Do this ->
Quote the listing below in full and exactly as written, but omit every picture.

Data extract ->
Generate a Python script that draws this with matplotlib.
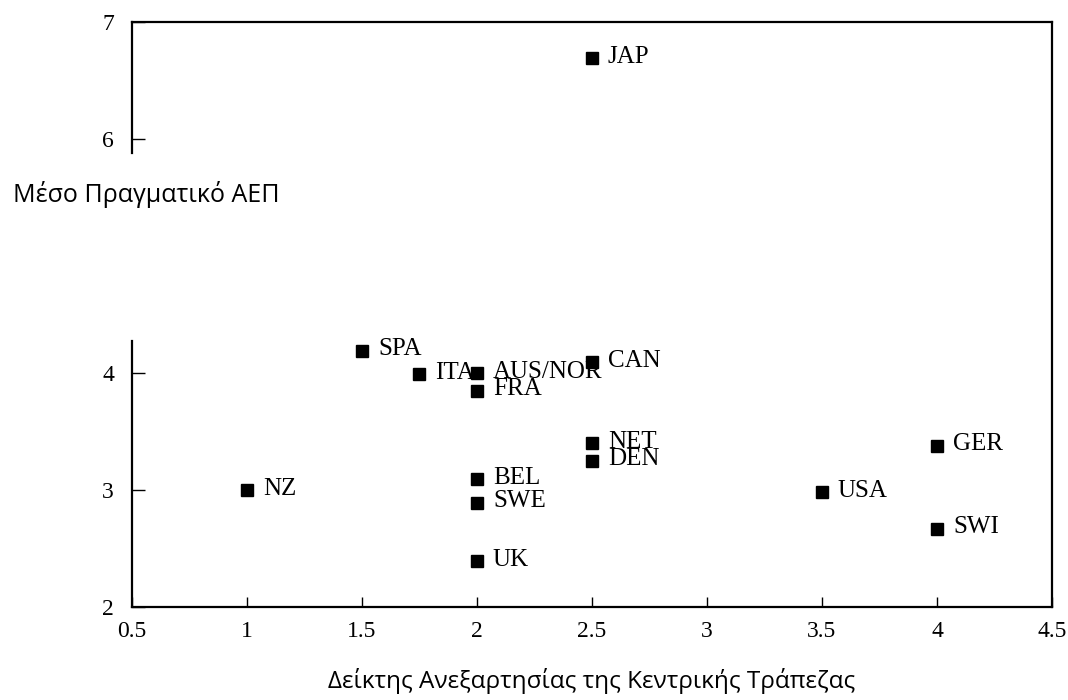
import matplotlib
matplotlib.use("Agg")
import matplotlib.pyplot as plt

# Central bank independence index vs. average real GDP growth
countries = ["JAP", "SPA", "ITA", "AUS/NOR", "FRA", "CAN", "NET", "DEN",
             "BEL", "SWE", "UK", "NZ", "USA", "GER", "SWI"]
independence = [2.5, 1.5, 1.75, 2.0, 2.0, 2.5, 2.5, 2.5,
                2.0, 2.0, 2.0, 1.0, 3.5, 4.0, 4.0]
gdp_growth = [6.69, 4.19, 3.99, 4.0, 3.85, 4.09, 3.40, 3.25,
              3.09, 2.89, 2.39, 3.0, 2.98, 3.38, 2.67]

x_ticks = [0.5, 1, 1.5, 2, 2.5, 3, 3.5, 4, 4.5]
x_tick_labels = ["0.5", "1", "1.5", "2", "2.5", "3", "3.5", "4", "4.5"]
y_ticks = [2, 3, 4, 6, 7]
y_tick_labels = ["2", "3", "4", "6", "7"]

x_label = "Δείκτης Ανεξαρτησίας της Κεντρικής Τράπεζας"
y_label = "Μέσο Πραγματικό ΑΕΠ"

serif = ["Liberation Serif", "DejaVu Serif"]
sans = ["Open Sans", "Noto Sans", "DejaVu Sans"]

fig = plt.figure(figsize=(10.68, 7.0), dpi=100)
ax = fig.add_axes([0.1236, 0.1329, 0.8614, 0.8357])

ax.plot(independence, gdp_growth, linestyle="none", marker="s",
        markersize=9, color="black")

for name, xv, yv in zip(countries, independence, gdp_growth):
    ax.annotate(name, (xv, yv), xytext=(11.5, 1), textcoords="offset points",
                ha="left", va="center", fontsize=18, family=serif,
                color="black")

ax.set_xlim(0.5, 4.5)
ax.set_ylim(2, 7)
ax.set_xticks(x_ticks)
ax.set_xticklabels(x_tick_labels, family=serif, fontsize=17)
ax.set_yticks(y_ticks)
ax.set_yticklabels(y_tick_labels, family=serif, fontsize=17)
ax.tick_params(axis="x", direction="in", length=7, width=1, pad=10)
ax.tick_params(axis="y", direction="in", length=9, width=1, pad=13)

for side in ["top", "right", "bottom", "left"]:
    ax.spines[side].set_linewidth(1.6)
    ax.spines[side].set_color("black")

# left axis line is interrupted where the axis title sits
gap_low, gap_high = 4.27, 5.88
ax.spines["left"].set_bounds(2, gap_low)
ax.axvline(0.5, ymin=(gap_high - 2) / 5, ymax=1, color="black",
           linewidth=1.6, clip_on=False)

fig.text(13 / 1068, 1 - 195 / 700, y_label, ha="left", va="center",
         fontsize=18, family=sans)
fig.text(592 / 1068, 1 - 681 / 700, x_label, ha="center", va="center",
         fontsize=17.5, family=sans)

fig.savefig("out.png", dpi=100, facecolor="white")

Complete output ->
Generate a Python script that draws this with matplotlib.
import matplotlib
matplotlib.use("Agg")
import matplotlib.pyplot as plt

# Central bank independence index vs. average real GDP growth
countries = ["JAP", "SPA", "ITA", "AUS/NOR", "FRA", "CAN", "NET", "DEN",
             "BEL", "SWE", "UK", "NZ", "USA", "GER", "SWI"]
independence = [2.5, 1.5, 1.75, 2.0, 2.0, 2.5, 2.5, 2.5,
                2.0, 2.0, 2.0, 1.0, 3.5, 4.0, 4.0]
gdp_growth = [6.69, 4.19, 3.99, 4.0, 3.85, 4.09, 3.40, 3.25,
              3.09, 2.89, 2.39, 3.0, 2.98, 3.38, 2.67]

x_ticks = [0.5, 1, 1.5, 2, 2.5, 3, 3.5, 4, 4.5]
x_tick_labels = ["0.5", "1", "1.5", "2", "2.5", "3", "3.5", "4", "4.5"]
y_ticks = [2, 3, 4, 6, 7]
y_tick_labels = ["2", "3", "4", "6", "7"]

x_label = "Δείκτης Ανεξαρτησίας της Κεντρικής Τράπεζας"
y_label = "Μέσο Πραγματικό ΑΕΠ"

serif = ["Liberation Serif", "DejaVu Serif"]
sans = ["Open Sans", "Noto Sans", "DejaVu Sans"]

fig = plt.figure(figsize=(10.68, 7.0), dpi=100)
ax = fig.add_axes([0.1236, 0.1329, 0.8614, 0.8357])

ax.plot(independence, gdp_growth, linestyle="none", marker="s",
        markersize=9, color="black")

for name, xv, yv in zip(countries, independence, gdp_growth):
    ax.annotate(name, (xv, yv), xytext=(11.5, 1), textcoords="offset points",
                ha="left", va="center", fontsize=18, family=serif,
                color="black")

ax.set_xlim(0.5, 4.5)
ax.set_ylim(2, 7)
ax.set_xticks(x_ticks)
ax.set_xticklabels(x_tick_labels, family=serif, fontsize=17)
ax.set_yticks(y_ticks)
ax.set_yticklabels(y_tick_labels, family=serif, fontsize=17)
ax.tick_params(axis="x", direction="in", length=7, width=1, pad=10)
ax.tick_params(axis="y", direction="in", length=9, width=1, pad=13)

for side in ["top", "right", "bottom", "left"]:
    ax.spines[side].set_linewidth(1.6)
    ax.spines[side].set_color("black")

# left axis line is interrupted where the axis title sits
gap_low, gap_high = 4.27, 5.88
ax.spines["left"].set_bounds(2, gap_low)
ax.axvline(0.5, ymin=(gap_high - 2) / 5, ymax=1, color="black",
           linewidth=1.6, clip_on=False)

fig.text(13 / 1068, 1 - 195 / 700, y_label, ha="left", va="center",
         fontsize=18, family=sans)
fig.text(592 / 1068, 1 - 681 / 700, x_label, ha="center", va="center",
         fontsize=17.5, family=sans)

fig.savefig("out.png", dpi=100, facecolor="white")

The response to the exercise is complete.